## Task
Print all of the data exactly.

## The records
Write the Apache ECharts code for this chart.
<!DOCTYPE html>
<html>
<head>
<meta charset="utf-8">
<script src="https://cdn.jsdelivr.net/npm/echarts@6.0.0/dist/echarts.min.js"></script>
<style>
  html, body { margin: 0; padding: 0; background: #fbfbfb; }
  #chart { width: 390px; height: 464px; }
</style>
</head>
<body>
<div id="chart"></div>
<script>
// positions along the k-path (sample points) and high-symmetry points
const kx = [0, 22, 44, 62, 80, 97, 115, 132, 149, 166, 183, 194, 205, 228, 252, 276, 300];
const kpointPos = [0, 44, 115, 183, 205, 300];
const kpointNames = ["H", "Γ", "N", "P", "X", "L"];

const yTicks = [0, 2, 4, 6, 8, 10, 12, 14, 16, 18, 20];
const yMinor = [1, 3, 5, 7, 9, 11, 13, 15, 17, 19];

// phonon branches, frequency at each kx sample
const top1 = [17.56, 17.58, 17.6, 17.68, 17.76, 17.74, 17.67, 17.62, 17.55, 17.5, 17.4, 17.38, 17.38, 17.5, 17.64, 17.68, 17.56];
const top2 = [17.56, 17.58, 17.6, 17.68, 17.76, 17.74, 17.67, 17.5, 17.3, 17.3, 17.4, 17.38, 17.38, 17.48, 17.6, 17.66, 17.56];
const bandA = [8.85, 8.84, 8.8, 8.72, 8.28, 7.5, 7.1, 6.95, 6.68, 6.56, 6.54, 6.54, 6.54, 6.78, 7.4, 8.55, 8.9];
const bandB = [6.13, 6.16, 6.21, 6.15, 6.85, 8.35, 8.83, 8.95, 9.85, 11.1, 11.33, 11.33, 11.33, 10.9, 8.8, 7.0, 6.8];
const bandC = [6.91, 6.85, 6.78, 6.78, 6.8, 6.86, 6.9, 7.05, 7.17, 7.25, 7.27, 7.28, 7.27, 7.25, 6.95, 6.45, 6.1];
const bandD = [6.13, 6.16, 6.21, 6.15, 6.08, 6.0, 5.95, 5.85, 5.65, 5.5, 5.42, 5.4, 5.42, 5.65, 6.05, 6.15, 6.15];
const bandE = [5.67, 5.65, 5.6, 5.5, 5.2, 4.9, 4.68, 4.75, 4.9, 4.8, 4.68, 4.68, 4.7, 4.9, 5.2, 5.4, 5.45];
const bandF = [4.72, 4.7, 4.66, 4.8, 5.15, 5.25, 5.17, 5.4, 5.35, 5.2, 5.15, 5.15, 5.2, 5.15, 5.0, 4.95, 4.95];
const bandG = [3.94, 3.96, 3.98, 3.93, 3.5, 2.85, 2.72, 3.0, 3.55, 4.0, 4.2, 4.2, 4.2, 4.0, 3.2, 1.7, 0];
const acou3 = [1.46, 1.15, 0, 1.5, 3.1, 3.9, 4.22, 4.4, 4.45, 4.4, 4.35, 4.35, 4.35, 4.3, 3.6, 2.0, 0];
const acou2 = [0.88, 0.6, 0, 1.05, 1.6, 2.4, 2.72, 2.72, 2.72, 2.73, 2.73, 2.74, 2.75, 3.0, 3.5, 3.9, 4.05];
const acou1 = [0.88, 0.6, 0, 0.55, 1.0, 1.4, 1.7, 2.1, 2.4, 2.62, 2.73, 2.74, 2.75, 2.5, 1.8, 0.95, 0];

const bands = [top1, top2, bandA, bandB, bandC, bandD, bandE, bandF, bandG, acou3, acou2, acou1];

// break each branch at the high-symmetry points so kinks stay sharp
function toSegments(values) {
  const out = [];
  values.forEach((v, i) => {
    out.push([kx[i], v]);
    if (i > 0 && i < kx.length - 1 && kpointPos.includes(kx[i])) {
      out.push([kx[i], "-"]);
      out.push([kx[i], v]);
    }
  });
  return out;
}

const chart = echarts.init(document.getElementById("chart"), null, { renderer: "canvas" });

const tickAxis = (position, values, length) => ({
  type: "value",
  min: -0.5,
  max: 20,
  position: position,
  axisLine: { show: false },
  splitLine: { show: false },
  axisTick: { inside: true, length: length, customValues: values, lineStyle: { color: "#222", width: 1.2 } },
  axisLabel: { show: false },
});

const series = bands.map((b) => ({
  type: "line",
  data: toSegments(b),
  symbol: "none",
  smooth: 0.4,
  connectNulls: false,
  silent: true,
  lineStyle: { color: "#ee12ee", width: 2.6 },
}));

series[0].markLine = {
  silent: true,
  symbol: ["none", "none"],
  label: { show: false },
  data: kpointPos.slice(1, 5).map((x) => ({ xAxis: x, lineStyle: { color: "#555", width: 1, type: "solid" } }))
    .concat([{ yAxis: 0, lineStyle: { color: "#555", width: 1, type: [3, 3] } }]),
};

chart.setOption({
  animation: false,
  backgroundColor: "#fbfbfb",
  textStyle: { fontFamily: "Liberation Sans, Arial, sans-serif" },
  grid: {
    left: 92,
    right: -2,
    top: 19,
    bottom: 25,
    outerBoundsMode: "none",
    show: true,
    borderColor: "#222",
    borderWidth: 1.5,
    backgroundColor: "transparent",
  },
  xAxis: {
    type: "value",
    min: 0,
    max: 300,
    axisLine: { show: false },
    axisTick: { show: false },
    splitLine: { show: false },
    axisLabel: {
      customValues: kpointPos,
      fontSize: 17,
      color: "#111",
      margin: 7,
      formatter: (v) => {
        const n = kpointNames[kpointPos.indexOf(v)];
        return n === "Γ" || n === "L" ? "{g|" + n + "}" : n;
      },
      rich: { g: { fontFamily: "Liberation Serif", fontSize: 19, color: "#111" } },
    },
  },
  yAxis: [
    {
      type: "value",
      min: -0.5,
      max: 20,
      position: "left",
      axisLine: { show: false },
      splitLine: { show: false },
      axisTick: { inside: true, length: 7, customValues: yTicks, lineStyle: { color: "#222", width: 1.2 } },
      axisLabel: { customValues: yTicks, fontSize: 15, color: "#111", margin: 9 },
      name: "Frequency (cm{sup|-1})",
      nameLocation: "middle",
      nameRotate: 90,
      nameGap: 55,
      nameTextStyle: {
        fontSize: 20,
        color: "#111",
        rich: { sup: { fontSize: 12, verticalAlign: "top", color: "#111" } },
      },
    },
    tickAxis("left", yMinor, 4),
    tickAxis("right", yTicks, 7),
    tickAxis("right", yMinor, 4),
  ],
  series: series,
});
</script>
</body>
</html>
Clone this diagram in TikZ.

## Correct answer
Write the Apache ECharts code for this chart.
<!DOCTYPE html>
<html>
<head>
<meta charset="utf-8">
<script src="https://cdn.jsdelivr.net/npm/echarts@6.0.0/dist/echarts.min.js"></script>
<style>
  html, body { margin: 0; padding: 0; background: #fbfbfb; }
  #chart { width: 390px; height: 464px; }
</style>
</head>
<body>
<div id="chart"></div>
<script>
// positions along the k-path (sample points) and high-symmetry points
const kx = [0, 22, 44, 62, 80, 97, 115, 132, 149, 166, 183, 194, 205, 228, 252, 276, 300];
const kpointPos = [0, 44, 115, 183, 205, 300];
const kpointNames = ["H", "Γ", "N", "P", "X", "L"];

const yTicks = [0, 2, 4, 6, 8, 10, 12, 14, 16, 18, 20];
const yMinor = [1, 3, 5, 7, 9, 11, 13, 15, 17, 19];

// phonon branches, frequency at each kx sample
const top1 = [17.56, 17.58, 17.6, 17.68, 17.76, 17.74, 17.67, 17.62, 17.55, 17.5, 17.4, 17.38, 17.38, 17.5, 17.64, 17.68, 17.56];
const top2 = [17.56, 17.58, 17.6, 17.68, 17.76, 17.74, 17.67, 17.5, 17.3, 17.3, 17.4, 17.38, 17.38, 17.48, 17.6, 17.66, 17.56];
const bandA = [8.85, 8.84, 8.8, 8.72, 8.28, 7.5, 7.1, 6.95, 6.68, 6.56, 6.54, 6.54, 6.54, 6.78, 7.4, 8.55, 8.9];
const bandB = [6.13, 6.16, 6.21, 6.15, 6.85, 8.35, 8.83, 8.95, 9.85, 11.1, 11.33, 11.33, 11.33, 10.9, 8.8, 7.0, 6.8];
const bandC = [6.91, 6.85, 6.78, 6.78, 6.8, 6.86, 6.9, 7.05, 7.17, 7.25, 7.27, 7.28, 7.27, 7.25, 6.95, 6.45, 6.1];
const bandD = [6.13, 6.16, 6.21, 6.15, 6.08, 6.0, 5.95, 5.85, 5.65, 5.5, 5.42, 5.4, 5.42, 5.65, 6.05, 6.15, 6.15];
const bandE = [5.67, 5.65, 5.6, 5.5, 5.2, 4.9, 4.68, 4.75, 4.9, 4.8, 4.68, 4.68, 4.7, 4.9, 5.2, 5.4, 5.45];
const bandF = [4.72, 4.7, 4.66, 4.8, 5.15, 5.25, 5.17, 5.4, 5.35, 5.2, 5.15, 5.15, 5.2, 5.15, 5.0, 4.95, 4.95];
const bandG = [3.94, 3.96, 3.98, 3.93, 3.5, 2.85, 2.72, 3.0, 3.55, 4.0, 4.2, 4.2, 4.2, 4.0, 3.2, 1.7, 0];
const acou3 = [1.46, 1.15, 0, 1.5, 3.1, 3.9, 4.22, 4.4, 4.45, 4.4, 4.35, 4.35, 4.35, 4.3, 3.6, 2.0, 0];
const acou2 = [0.88, 0.6, 0, 1.05, 1.6, 2.4, 2.72, 2.72, 2.72, 2.73, 2.73, 2.74, 2.75, 3.0, 3.5, 3.9, 4.05];
const acou1 = [0.88, 0.6, 0, 0.55, 1.0, 1.4, 1.7, 2.1, 2.4, 2.62, 2.73, 2.74, 2.75, 2.5, 1.8, 0.95, 0];

const bands = [top1, top2, bandA, bandB, bandC, bandD, bandE, bandF, bandG, acou3, acou2, acou1];

// break each branch at the high-symmetry points so kinks stay sharp
function toSegments(values) {
  const out = [];
  values.forEach((v, i) => {
    out.push([kx[i], v]);
    if (i > 0 && i < kx.length - 1 && kpointPos.includes(kx[i])) {
      out.push([kx[i], "-"]);
      out.push([kx[i], v]);
    }
  });
  return out;
}

const chart = echarts.init(document.getElementById("chart"), null, { renderer: "canvas" });

const tickAxis = (position, values, length) => ({
  type: "value",
  min: -0.5,
  max: 20,
  position: position,
  axisLine: { show: false },
  splitLine: { show: false },
  axisTick: { inside: true, length: length, customValues: values, lineStyle: { color: "#222", width: 1.2 } },
  axisLabel: { show: false },
});

const series = bands.map((b) => ({
  type: "line",
  data: toSegments(b),
  symbol: "none",
  smooth: 0.4,
  connectNulls: false,
  silent: true,
  lineStyle: { color: "#ee12ee", width: 2.6 },
}));

series[0].markLine = {
  silent: true,
  symbol: ["none", "none"],
  label: { show: false },
  data: kpointPos.slice(1, 5).map((x) => ({ xAxis: x, lineStyle: { color: "#555", width: 1, type: "solid" } }))
    .concat([{ yAxis: 0, lineStyle: { color: "#555", width: 1, type: [3, 3] } }]),
};

chart.setOption({
  animation: false,
  backgroundColor: "#fbfbfb",
  textStyle: { fontFamily: "Liberation Sans, Arial, sans-serif" },
  grid: {
    left: 92,
    right: -2,
    top: 19,
    bottom: 25,
    outerBoundsMode: "none",
    show: true,
    borderColor: "#222",
    borderWidth: 1.5,
    backgroundColor: "transparent",
  },
  xAxis: {
    type: "value",
    min: 0,
    max: 300,
    axisLine: { show: false },
    axisTick: { show: false },
    splitLine: { show: false },
    axisLabel: {
      customValues: kpointPos,
      fontSize: 17,
      color: "#111",
      margin: 7,
      formatter: (v) => {
        const n = kpointNames[kpointPos.indexOf(v)];
        return n === "Γ" || n === "L" ? "{g|" + n + "}" : n;
      },
      rich: { g: { fontFamily: "Liberation Serif", fontSize: 19, color: "#111" } },
    },
  },
  yAxis: [
    {
      type: "value",
      min: -0.5,
      max: 20,
      position: "left",
      axisLine: { show: false },
      splitLine: { show: false },
      axisTick: { inside: true, length: 7, customValues: yTicks, lineStyle: { color: "#222", width: 1.2 } },
      axisLabel: { customValues: yTicks, fontSize: 15, color: "#111", margin: 9 },
      name: "Frequency (cm{sup|-1})",
      nameLocation: "middle",
      nameRotate: 90,
      nameGap: 55,
      nameTextStyle: {
        fontSize: 20,
        color: "#111",
        rich: { sup: { fontSize: 12, verticalAlign: "top", color: "#111" } },
      },
    },
    tickAxis("left", yMinor, 4),
    tickAxis("right", yTicks, 7),
    tickAxis("right", yMinor, 4),
  ],
  series: series,
});
</script>
</body>
</html>
Clone this diagram in TikZ.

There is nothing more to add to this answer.